Tullow Oil founder bows out after swing to first-half profit

By

Sharecast News | 25 Jul, 2018

Updated : 10:25

Tullow Oil turned in a profit from the first half of its trading year, a considerable turnaround from the loss of $557.9m reported in the same period a year earlier.

The independent oil and gas company recorded a profit of $150.5m from the six months ended 30 June as revenue for the first half rose 15% to $905.1m on the back of the stronger oil price and a small increase in production.

"Today's results are further evidence of the progress that Tullow has made in the first half of 2018," said Tullow's chief executive Paul McDade.

Tullow, which is principally focused on production and exploration in Africa, reported a free cash flow of $401m, helping trim its sizeable pile of debt fell from $3.8bn at 1 January to a net $3bn as of 30 June.

The company warned that its working interest production had fallen 4% to 79,100 barrels of oil equivalent a day but upped its full year guidance to 86-92,000 bopd from 82-90,000 bopd as it maintained its capital expenditure guidance for the year at $460m.

Over the next two years, McDade aims to increase production from current assets in West Africa, progress two large onshore developments in East Africa and step up the search for material new oil fields in Africa and South America through a multi-year exploration campaign initially focused on Namibia and Guyana.
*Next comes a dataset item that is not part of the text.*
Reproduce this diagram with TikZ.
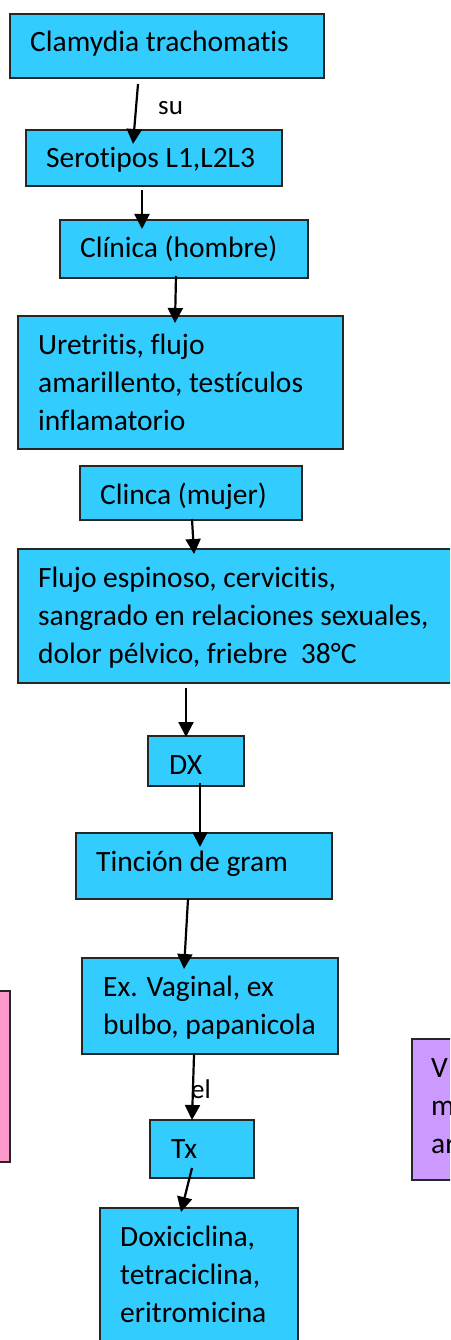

Tullow also revealed that chairman and founder Aidan Heavey would be stepping down from the company after 32 years to be replaced by Dorothy Thompson, who was appointed an independent non-executive director back in April.

McDade said that Heavey had been a "pioneer and an inspiration" across Africa for decades, especially in Ghana, Uganda and Kenya.

As of 0900 BST, Tullow shares had moved ahead 2.58% to 222.60p.

“Things were touch and go a couple of years ago, but Tullow is now firmly back on the right track," said analyst Nicholas Hyett at Hargreaves Lansdown.

"Net debt’s still a bit higher than we’d like, meaning it’s very exposed to a reversal in oil prices, but the debt pile is falling rapidly and with the huge Ghanaian field producing tens of thousands of barrels of oil a day, there’s plenty of cash flow to service it.

"The group’s taking the opportunity to invest in new projects, and progress in the East African portfolio looks promising. The need to replace existing reserves is the monkey on the back of all oil groups, and Tullow probably spent less than it would like over the last few years. We wouldn’t be surprised if capital expenditure were to climb from here, and combined with the need to reduce debt that could restrict returns to shareholders in the medium term."